◆ **The exercise**: Nothing but the lines from the top of the data to the line holding "anchor=east] (ye) at" should be printed, word for word and both ends included; leave the pictures out.

◆ **Data shown**:
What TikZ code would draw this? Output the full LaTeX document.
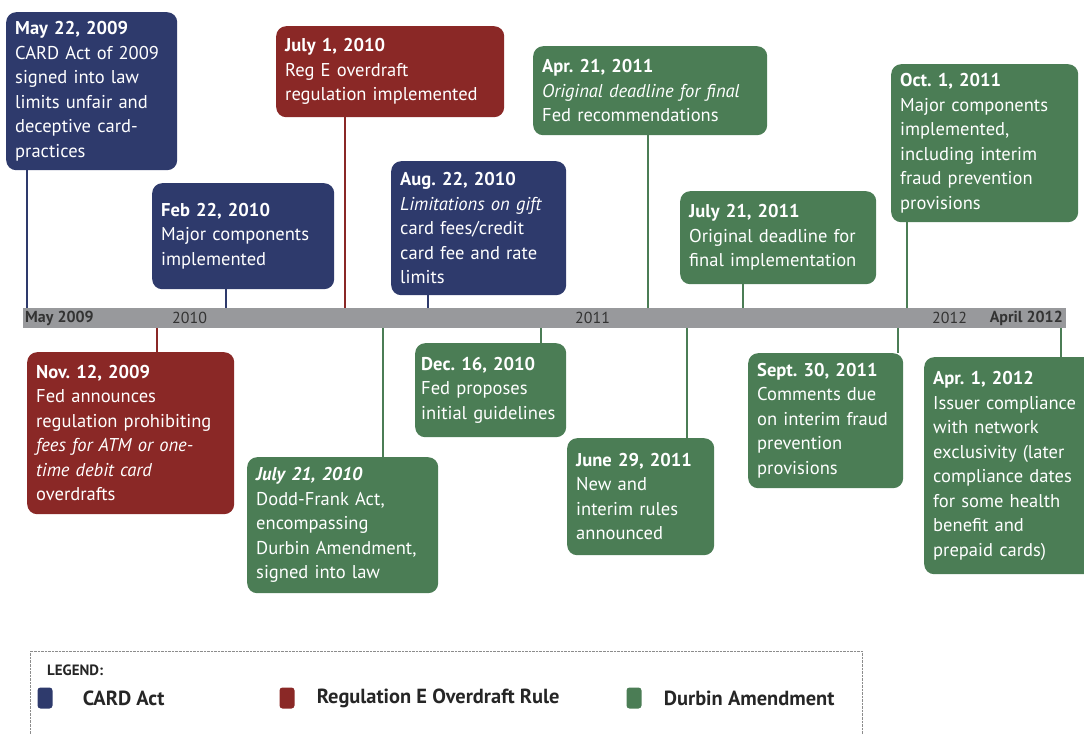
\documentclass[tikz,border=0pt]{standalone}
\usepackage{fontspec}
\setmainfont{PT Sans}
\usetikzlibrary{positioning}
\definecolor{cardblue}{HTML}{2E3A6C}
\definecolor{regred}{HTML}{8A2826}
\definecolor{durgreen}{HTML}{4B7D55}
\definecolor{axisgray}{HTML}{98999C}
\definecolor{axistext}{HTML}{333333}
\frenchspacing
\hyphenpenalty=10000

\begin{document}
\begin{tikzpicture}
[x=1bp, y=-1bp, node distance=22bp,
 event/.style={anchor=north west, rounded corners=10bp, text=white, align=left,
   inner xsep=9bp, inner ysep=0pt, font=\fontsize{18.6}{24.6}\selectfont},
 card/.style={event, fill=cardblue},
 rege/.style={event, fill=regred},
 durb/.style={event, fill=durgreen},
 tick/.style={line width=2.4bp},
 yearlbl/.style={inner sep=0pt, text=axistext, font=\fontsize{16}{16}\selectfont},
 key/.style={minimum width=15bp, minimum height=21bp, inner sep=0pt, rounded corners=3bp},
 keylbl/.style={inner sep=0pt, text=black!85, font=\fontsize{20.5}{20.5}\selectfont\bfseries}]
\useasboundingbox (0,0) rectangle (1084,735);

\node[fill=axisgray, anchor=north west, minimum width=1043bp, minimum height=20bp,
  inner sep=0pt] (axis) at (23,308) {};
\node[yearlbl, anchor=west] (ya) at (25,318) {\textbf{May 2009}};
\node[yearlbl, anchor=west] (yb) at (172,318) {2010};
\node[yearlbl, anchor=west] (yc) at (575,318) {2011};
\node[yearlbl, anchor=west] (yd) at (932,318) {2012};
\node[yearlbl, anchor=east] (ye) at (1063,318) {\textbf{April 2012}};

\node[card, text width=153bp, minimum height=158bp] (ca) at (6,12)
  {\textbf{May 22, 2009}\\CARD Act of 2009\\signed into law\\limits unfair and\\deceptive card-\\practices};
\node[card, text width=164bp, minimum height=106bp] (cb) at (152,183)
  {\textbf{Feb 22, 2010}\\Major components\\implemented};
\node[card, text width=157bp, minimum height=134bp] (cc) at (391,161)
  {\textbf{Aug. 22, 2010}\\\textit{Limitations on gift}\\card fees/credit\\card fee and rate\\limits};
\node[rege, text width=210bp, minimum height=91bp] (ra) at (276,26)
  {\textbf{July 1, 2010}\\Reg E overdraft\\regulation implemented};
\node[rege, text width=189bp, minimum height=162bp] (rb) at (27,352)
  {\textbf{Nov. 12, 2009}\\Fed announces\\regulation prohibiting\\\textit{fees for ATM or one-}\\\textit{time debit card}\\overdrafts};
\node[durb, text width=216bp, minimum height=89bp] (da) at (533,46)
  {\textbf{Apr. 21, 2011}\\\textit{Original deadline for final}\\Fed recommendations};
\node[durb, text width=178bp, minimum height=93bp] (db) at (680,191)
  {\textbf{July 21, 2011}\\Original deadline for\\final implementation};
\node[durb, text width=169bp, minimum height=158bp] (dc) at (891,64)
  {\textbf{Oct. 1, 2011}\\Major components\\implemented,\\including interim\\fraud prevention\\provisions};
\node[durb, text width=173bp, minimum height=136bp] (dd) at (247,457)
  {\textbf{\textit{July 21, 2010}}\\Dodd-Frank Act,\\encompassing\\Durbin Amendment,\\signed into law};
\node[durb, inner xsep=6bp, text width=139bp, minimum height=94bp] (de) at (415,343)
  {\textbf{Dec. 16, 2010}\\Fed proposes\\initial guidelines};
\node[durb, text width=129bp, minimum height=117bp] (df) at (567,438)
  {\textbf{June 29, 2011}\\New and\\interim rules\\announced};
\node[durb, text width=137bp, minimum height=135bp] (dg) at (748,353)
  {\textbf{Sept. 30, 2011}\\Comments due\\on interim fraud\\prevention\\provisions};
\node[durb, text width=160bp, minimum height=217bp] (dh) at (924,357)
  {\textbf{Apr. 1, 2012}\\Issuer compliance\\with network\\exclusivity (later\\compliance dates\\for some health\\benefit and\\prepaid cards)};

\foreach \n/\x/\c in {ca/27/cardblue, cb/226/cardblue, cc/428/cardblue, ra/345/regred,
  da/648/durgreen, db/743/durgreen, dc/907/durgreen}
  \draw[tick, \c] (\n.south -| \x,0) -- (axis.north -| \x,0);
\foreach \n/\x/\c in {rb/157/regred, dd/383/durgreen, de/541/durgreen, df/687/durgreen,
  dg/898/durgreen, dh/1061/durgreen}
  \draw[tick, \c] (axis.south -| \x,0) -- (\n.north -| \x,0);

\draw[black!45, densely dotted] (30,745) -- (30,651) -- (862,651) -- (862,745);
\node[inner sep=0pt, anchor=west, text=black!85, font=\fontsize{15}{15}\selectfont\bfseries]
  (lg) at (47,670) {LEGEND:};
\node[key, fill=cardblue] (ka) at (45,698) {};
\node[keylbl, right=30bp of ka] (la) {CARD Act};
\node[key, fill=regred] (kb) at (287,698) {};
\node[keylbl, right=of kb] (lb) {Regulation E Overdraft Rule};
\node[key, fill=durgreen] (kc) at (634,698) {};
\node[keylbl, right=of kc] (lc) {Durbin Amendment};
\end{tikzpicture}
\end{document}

◆ **Exercise response**:
What TikZ code would draw this? Output the full LaTeX document.
\documentclass[tikz,border=0pt]{standalone}
\usepackage{fontspec}
\setmainfont{PT Sans}
\usetikzlibrary{positioning}
\definecolor{cardblue}{HTML}{2E3A6C}
\definecolor{regred}{HTML}{8A2826}
\definecolor{durgreen}{HTML}{4B7D55}
\definecolor{axisgray}{HTML}{98999C}
\definecolor{axistext}{HTML}{333333}
\frenchspacing
\hyphenpenalty=10000

\begin{document}
\begin{tikzpicture}
[x=1bp, y=-1bp, node distance=22bp,
 event/.style={anchor=north west, rounded corners=10bp, text=white, align=left,
   inner xsep=9bp, inner ysep=0pt, font=\fontsize{18.6}{24.6}\selectfont},
 card/.style={event, fill=cardblue},
 rege/.style={event, fill=regred},
 durb/.style={event, fill=durgreen},
 tick/.style={line width=2.4bp},
 yearlbl/.style={inner sep=0pt, text=axistext, font=\fontsize{16}{16}\selectfont},
 key/.style={minimum width=15bp, minimum height=21bp, inner sep=0pt, rounded corners=3bp},
 keylbl/.style={inner sep=0pt, text=black!85, font=\fontsize{20.5}{20.5}\selectfont\bfseries}]
\useasboundingbox (0,0) rectangle (1084,735);

\node[fill=axisgray, anchor=north west, minimum width=1043bp, minimum height=20bp,
  inner sep=0pt] (axis) at (23,308) {};
\node[yearlbl, anchor=west] (ya) at (25,318) {\textbf{May 2009}};
\node[yearlbl, anchor=west] (yb) at (172,318) {2010};
\node[yearlbl, anchor=west] (yc) at (575,318) {2011};
\node[yearlbl, anchor=west] (yd) at (932,318) {2012};
\node[yearlbl, anchor=east] (ye) at (1063,318) {\textbf{April 2012}};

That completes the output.